— START OF Recorded data —

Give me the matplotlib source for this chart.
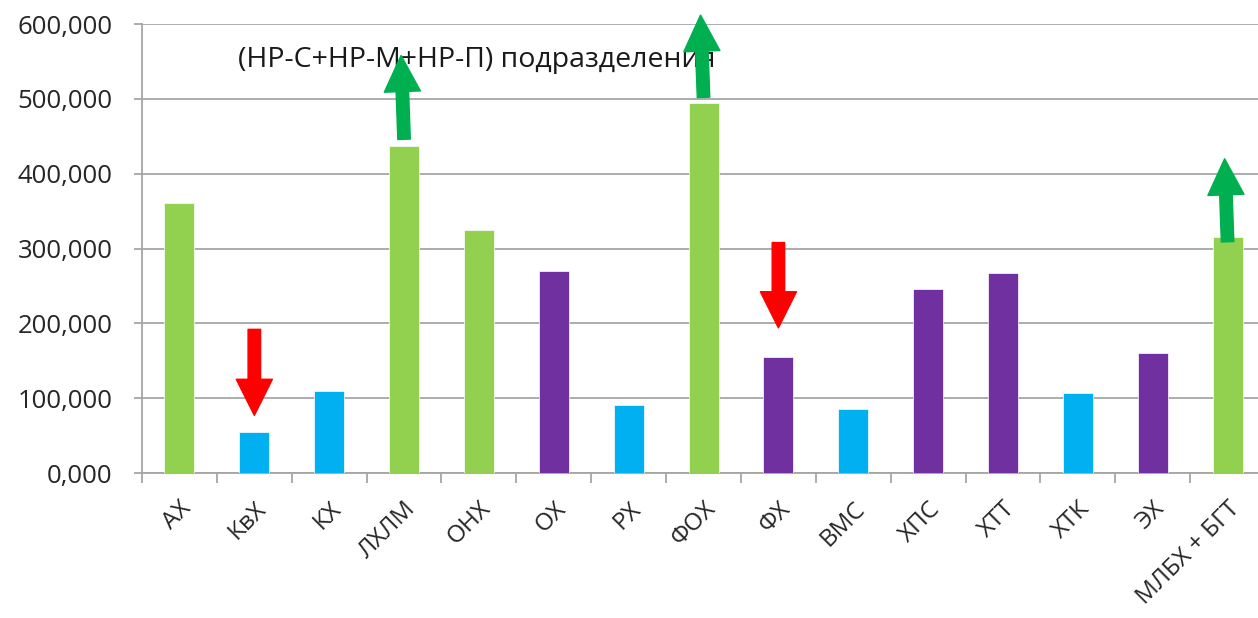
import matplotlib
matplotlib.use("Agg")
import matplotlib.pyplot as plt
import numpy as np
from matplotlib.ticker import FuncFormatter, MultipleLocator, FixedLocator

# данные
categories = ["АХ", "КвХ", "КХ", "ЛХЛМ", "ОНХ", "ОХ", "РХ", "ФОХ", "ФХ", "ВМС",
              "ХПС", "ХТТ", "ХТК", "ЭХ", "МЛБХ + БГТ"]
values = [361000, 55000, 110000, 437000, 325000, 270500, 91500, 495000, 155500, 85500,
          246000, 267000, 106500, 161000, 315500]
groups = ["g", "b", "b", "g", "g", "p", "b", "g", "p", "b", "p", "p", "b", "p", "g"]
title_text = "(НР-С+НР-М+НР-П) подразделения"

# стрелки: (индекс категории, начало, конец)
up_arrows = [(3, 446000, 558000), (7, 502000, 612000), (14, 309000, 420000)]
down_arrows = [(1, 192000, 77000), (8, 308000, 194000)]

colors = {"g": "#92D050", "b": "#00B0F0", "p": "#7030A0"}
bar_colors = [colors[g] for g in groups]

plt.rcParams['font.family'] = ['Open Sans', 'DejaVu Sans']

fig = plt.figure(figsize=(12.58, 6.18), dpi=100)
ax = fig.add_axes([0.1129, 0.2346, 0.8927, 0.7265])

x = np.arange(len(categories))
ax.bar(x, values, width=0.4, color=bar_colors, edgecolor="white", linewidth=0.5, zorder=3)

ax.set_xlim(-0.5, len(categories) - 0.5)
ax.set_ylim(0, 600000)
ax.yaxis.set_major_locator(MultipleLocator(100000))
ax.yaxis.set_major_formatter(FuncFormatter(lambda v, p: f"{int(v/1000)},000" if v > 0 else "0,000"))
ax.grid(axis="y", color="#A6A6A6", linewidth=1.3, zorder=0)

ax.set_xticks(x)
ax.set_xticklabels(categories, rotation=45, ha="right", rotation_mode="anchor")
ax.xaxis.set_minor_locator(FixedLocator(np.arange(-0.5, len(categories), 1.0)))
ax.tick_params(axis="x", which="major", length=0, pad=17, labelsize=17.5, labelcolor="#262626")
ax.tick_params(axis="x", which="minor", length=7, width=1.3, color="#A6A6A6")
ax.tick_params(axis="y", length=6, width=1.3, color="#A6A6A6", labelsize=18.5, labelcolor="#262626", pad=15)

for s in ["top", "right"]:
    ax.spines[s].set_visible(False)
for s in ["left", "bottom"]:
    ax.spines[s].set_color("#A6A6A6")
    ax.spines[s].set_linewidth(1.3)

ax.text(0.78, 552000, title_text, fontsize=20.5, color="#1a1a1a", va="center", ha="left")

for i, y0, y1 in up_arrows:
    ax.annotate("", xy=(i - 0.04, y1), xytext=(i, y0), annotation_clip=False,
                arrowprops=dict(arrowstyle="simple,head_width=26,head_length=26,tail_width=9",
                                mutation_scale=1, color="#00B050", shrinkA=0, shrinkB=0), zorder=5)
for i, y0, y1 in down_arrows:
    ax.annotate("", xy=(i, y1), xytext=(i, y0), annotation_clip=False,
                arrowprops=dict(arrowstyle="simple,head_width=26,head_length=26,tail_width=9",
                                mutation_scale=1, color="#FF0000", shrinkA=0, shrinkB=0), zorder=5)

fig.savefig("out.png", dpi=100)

— END OF Recorded data —

> [Set exercise] Restate the material word for word from its first line through the line containing "from matplotlib.ticker import", both included; the pictures do not belong in it.

> [Exercise solution]
Give me the matplotlib source for this chart.
import matplotlib
matplotlib.use("Agg")
import matplotlib.pyplot as plt
import numpy as np
from matplotlib.ticker import FuncFormatter, MultipleLocator, FixedLocator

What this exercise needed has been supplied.